### THE EXERCISE
Set all the material down again unchanged, without the pictures.

* * * * * * *

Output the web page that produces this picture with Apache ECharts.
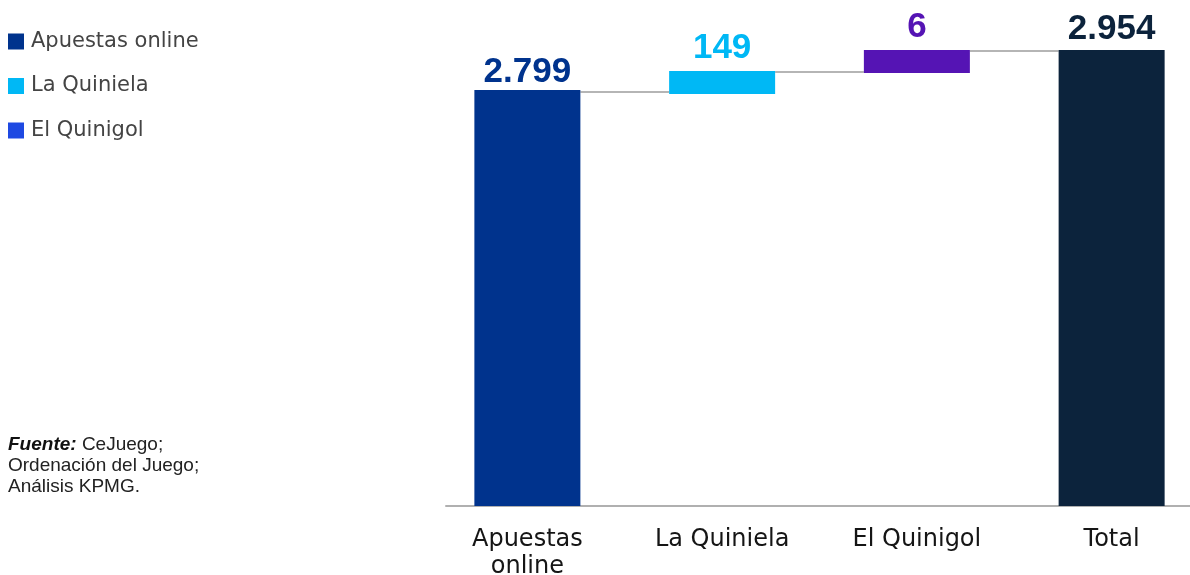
<!DOCTYPE html>
<html>
<head>
<meta charset="utf-8">
<style>
  html, body { margin: 0; padding: 0; background: #ffffff; }
  #chart { width: 1190px; height: 575px; }
</style>
<script src="https://cdn.jsdelivr.net/npm/echarts@6/dist/echarts.min.js"></script>
</head>
<body>
<div id="chart"></div>
<script>
// ---- data ----
const categories = ['Apuestas\nonline', 'La Quiniela', 'El Quinigol', 'Total'];
const seriesNames = ['Apuestas online', 'La Quiniela', 'El Quinigol', 'Total'];
const labelValues = [2799, 149, 6, 2954];          // printed values
const barBottoms = [0, 2670, 2806, 0];             // drawn bar bottoms (stylised waterfall)
const barTops = [2695, 2819, 2954, 2954];          // drawn bar tops
const connectorLevels = [2683, 2812, 2948];        // connector lines between bars
const barColors = ['#00338D', '#00B8F5', '#5514B4', '#0C233C'];
const legendColors = ['#00338D', '#00B8F5', '#1E49E2'];
const labelDistances = [0, 5, 5, 3];

const BAR_W = 106;
const fmt = v => String(v).replace(/\B(?=(\d{3})+(?!\d))/g, '.');

const chart = echarts.init(document.getElementById('chart'), null, { renderer: 'canvas' });

const series = [{
  name: 'base',
  type: 'bar',
  stack: 'w',
  barWidth: BAR_W,
  silent: true,
  itemStyle: { color: 'transparent' },
  data: barBottoms
}];

seriesNames.forEach((name, i) => {
  series.push({
    name: name,
    type: 'bar',
    stack: 'w',
    barWidth: BAR_W,
    itemStyle: { color: barColors[i] },
    label: {
      show: true,
      position: 'top',
      distance: labelDistances[i],
      color: barColors[i],
      fontSize: 35,
      fontWeight: 'bold',
      fontFamily: "'Liberation Sans', Arial, sans-serif",
      formatter: p => fmt(labelValues[p.dataIndex])
    },
    data: categories.map((c, j) => j === i ? barTops[j] - barBottoms[j] : '-')
  });
});

series.push({
  name: 'connectors',
  type: 'custom',
  silent: true,
  z: 1,
  renderItem: function (params, api) {
    const i = api.value(0);
    const v = api.value(1);
    const p1 = api.coord([i, v]);
    const p2 = api.coord([i + 1, v]);
    return {
      type: 'line',
      shape: { x1: p1[0] + BAR_W / 2, y1: p1[1], x2: p2[0] - BAR_W / 2, y2: p2[1] },
      style: { stroke: '#b5b5b5', lineWidth: 2 }
    };
  },
  data: connectorLevels.map((v, i) => [i, v])
});

chart.setOption({
  animation: false,
  backgroundColor: '#ffffff',
  title: {
    left: 8,
    top: 434,
    padding: 0,
    text: '{b|Fuente:} CeJuego;\nOrdenación del Juego;\nAnálisis KPMG.',
    textStyle: {
      fontSize: 19,
      lineHeight: 21,
      fontWeight: 'normal',
      color: '#222222',
      fontFamily: "'Liberation Sans', Arial, sans-serif",
      rich: {
        b: { fontSize: 19, lineHeight: 21, fontWeight: 'bold', fontStyle: 'italic', color: '#111111',
             fontFamily: "'Liberation Sans', Arial, sans-serif" }
      }
    }
  },
  legend: {
    orient: 'vertical',
    left: 8,
    top: 31,
    padding: 0,
    itemWidth: 16,
    itemHeight: 16,
    itemGap: 23.5,
    icon: 'rect',
    selectedMode: false,
    textStyle: {
      fontSize: 21,
      color: '#444444',
      padding: [0, 0, 0, 2],
      fontFamily: "'DejaVu Sans', sans-serif"
    },
    data: seriesNames.slice(0, 3).map((n, i) => ({ name: n, itemStyle: { color: legendColors[i] } }))
  },
  grid: [
    { left: 430, width: 779, top: 43, bottom: 69, outerBoundsMode: 'none', containLabel: false },
    { left: 446, right: 0, top: 43, bottom: 69, outerBoundsMode: 'none', containLabel: false }
  ],
  xAxis: [{
    type: 'category',
    gridIndex: 0,
    data: categories,
    axisLine: { show: false },
    axisTick: { show: false },
    axisLabel: {
      margin: 20,
      fontSize: 24,
      lineHeight: 27,
      color: '#151515',
      fontFamily: "'DejaVu Sans', sans-serif"
    }
  }, {
    type: 'value',
    gridIndex: 1,
    min: 0,
    max: 1,
    axisLine: { show: true, lineStyle: { color: '#b0b0b0', width: 2 } },
    axisTick: { show: false },
    axisLabel: { show: false },
    splitLine: { show: false }
  }],
  yAxis: [{
    type: 'value',
    gridIndex: 0,
    min: 0,
    max: 3000,
    show: false,
    splitLine: { show: false }
  }, {
    type: 'value',
    gridIndex: 1,
    min: 0,
    max: 1,
    show: false,
    splitLine: { show: false }
  }],
  series: series
});
</script>
</body>
</html>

* * * * * * *

### WRITTEN ANSWER
Output the web page that produces this picture with Apache ECharts.
<!DOCTYPE html>
<html>
<head>
<meta charset="utf-8">
<style>
  html, body { margin: 0; padding: 0; background: #ffffff; }
  #chart { width: 1190px; height: 575px; }
</style>
<script src="https://cdn.jsdelivr.net/npm/echarts@6/dist/echarts.min.js"></script>
</head>
<body>
<div id="chart"></div>
<script>
// ---- data ----
const categories = ['Apuestas\nonline', 'La Quiniela', 'El Quinigol', 'Total'];
const seriesNames = ['Apuestas online', 'La Quiniela', 'El Quinigol', 'Total'];
const labelValues = [2799, 149, 6, 2954];          // printed values
const barBottoms = [0, 2670, 2806, 0];             // drawn bar bottoms (stylised waterfall)
const barTops = [2695, 2819, 2954, 2954];          // drawn bar tops
const connectorLevels = [2683, 2812, 2948];        // connector lines between bars
const barColors = ['#00338D', '#00B8F5', '#5514B4', '#0C233C'];
const legendColors = ['#00338D', '#00B8F5', '#1E49E2'];
const labelDistances = [0, 5, 5, 3];

const BAR_W = 106;
const fmt = v => String(v).replace(/\B(?=(\d{3})+(?!\d))/g, '.');

const chart = echarts.init(document.getElementById('chart'), null, { renderer: 'canvas' });

const series = [{
  name: 'base',
  type: 'bar',
  stack: 'w',
  barWidth: BAR_W,
  silent: true,
  itemStyle: { color: 'transparent' },
  data: barBottoms
}];

seriesNames.forEach((name, i) => {
  series.push({
    name: name,
    type: 'bar',
    stack: 'w',
    barWidth: BAR_W,
    itemStyle: { color: barColors[i] },
    label: {
      show: true,
      position: 'top',
      distance: labelDistances[i],
      color: barColors[i],
      fontSize: 35,
      fontWeight: 'bold',
      fontFamily: "'Liberation Sans', Arial, sans-serif",
      formatter: p => fmt(labelValues[p.dataIndex])
    },
    data: categories.map((c, j) => j === i ? barTops[j] - barBottoms[j] : '-')
  });
});

series.push({
  name: 'connectors',
  type: 'custom',
  silent: true,
  z: 1,
  renderItem: function (params, api) {
    const i = api.value(0);
    const v = api.value(1);
    const p1 = api.coord([i, v]);
    const p2 = api.coord([i + 1, v]);
    return {
      type: 'line',
      shape: { x1: p1[0] + BAR_W / 2, y1: p1[1], x2: p2[0] - BAR_W / 2, y2: p2[1] },
      style: { stroke: '#b5b5b5', lineWidth: 2 }
    };
  },
  data: connectorLevels.map((v, i) => [i, v])
});

chart.setOption({
  animation: false,
  backgroundColor: '#ffffff',
  title: {
    left: 8,
    top: 434,
    padding: 0,
    text: '{b|Fuente:} CeJuego;\nOrdenación del Juego;\nAnálisis KPMG.',
    textStyle: {
      fontSize: 19,
      lineHeight: 21,
      fontWeight: 'normal',
      color: '#222222',
      fontFamily: "'Liberation Sans', Arial, sans-serif",
      rich: {
        b: { fontSize: 19, lineHeight: 21, fontWeight: 'bold', fontStyle: 'italic', color: '#111111',
             fontFamily: "'Liberation Sans', Arial, sans-serif" }
      }
    }
  },
  legend: {
    orient: 'vertical',
    left: 8,
    top: 31,
    padding: 0,
    itemWidth: 16,
    itemHeight: 16,
    itemGap: 23.5,
    icon: 'rect',
    selectedMode: false,
    textStyle: {
      fontSize: 21,
      color: '#444444',
      padding: [0, 0, 0, 2],
      fontFamily: "'DejaVu Sans', sans-serif"
    },
    data: seriesNames.slice(0, 3).map((n, i) => ({ name: n, itemStyle: { color: legendColors[i] } }))
  },
  grid: [
    { left: 430, width: 779, top: 43, bottom: 69, outerBoundsMode: 'none', containLabel: false },
    { left: 446, right: 0, top: 43, bottom: 69, outerBoundsMode: 'none', containLabel: false }
  ],
  xAxis: [{
    type: 'category',
    gridIndex: 0,
    data: categories,
    axisLine: { show: false },
    axisTick: { show: false },
    axisLabel: {
      margin: 20,
      fontSize: 24,
      lineHeight: 27,
      color: '#151515',
      fontFamily: "'DejaVu Sans', sans-serif"
    }
  }, {
    type: 'value',
    gridIndex: 1,
    min: 0,
    max: 1,
    axisLine: { show: true, lineStyle: { color: '#b0b0b0', width: 2 } },
    axisTick: { show: false },
    axisLabel: { show: false },
    splitLine: { show: false }
  }],
  yAxis: [{
    type: 'value',
    gridIndex: 0,
    min: 0,
    max: 3000,
    show: false,
    splitLine: { show: false }
  }, {
    type: 'value',
    gridIndex: 1,
    min: 0,
    max: 1,
    show: false,
    splitLine: { show: false }
  }],
  series: series
});
</script>
</body>
</html>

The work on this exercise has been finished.